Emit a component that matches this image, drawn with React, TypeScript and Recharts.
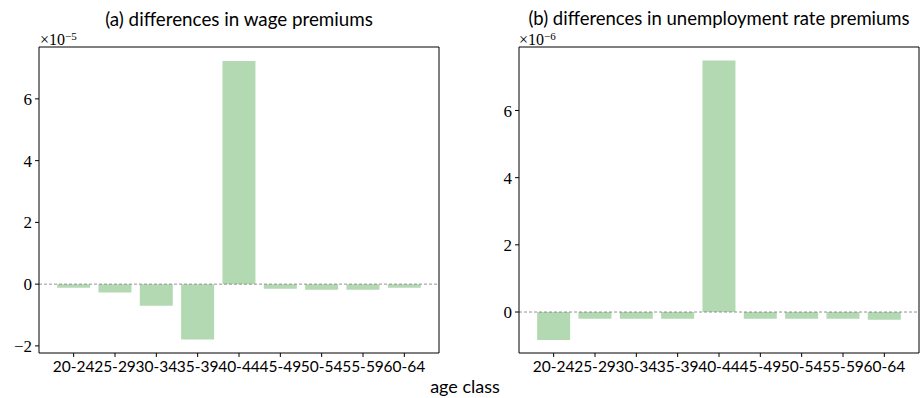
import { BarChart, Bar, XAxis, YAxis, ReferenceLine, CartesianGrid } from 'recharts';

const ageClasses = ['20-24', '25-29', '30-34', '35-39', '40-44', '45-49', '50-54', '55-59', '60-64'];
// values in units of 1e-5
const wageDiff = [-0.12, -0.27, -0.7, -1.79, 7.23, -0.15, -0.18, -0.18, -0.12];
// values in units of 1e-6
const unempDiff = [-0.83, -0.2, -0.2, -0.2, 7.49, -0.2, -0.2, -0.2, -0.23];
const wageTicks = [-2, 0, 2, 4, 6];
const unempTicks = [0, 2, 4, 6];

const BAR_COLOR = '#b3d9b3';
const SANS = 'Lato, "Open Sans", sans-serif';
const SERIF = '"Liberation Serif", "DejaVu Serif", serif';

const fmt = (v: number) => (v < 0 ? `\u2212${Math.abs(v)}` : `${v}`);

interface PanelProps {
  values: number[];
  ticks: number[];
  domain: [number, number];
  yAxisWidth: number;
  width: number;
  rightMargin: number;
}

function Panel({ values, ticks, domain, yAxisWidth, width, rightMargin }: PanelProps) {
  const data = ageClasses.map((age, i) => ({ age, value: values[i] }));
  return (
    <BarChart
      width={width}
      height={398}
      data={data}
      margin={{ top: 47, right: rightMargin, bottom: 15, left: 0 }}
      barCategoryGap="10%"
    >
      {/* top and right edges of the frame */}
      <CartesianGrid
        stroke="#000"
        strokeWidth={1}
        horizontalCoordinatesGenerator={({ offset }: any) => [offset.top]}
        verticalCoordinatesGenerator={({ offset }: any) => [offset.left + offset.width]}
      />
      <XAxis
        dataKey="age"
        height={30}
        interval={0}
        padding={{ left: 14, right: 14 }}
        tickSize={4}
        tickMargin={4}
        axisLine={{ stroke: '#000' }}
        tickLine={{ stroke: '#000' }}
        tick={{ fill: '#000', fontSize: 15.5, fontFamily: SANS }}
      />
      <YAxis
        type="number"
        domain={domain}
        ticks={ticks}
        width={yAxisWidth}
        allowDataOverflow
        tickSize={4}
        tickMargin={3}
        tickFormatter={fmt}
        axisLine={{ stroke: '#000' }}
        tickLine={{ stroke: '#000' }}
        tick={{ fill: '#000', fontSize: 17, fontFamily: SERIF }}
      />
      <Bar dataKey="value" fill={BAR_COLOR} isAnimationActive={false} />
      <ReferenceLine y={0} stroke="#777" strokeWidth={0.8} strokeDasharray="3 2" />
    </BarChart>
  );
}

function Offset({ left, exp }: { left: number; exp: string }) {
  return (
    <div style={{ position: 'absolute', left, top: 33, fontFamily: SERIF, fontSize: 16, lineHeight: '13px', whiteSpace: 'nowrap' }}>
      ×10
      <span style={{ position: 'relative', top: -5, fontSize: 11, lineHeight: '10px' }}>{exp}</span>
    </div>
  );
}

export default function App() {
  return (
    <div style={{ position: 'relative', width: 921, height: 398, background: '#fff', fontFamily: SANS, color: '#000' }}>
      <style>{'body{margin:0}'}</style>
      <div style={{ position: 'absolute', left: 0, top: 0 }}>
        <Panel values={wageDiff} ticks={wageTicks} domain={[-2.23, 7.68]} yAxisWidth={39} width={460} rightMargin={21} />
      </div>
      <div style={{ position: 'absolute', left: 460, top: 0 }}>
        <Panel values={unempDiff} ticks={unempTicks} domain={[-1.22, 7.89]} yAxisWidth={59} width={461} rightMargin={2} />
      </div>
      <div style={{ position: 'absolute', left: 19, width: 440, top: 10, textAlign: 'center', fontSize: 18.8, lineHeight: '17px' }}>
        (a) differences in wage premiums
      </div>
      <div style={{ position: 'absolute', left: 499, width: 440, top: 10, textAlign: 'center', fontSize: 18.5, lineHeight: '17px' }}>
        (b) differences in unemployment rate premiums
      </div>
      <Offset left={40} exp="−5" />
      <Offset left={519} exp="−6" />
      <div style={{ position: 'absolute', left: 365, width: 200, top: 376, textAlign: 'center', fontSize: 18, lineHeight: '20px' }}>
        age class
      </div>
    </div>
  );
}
━━━━━━━━━━━━━━━━━━━━
Given exercise:
Write out exactly the lines between the start of the data and the line with "YAxis, ReferenceLine, CartesianGrid", including both, but none of the pictures.

Solution to the exercise:
Emit a component that matches this image, drawn with React, TypeScript and Recharts.
import { BarChart, Bar, XAxis, YAxis, ReferenceLine, CartesianGrid } from 'recharts';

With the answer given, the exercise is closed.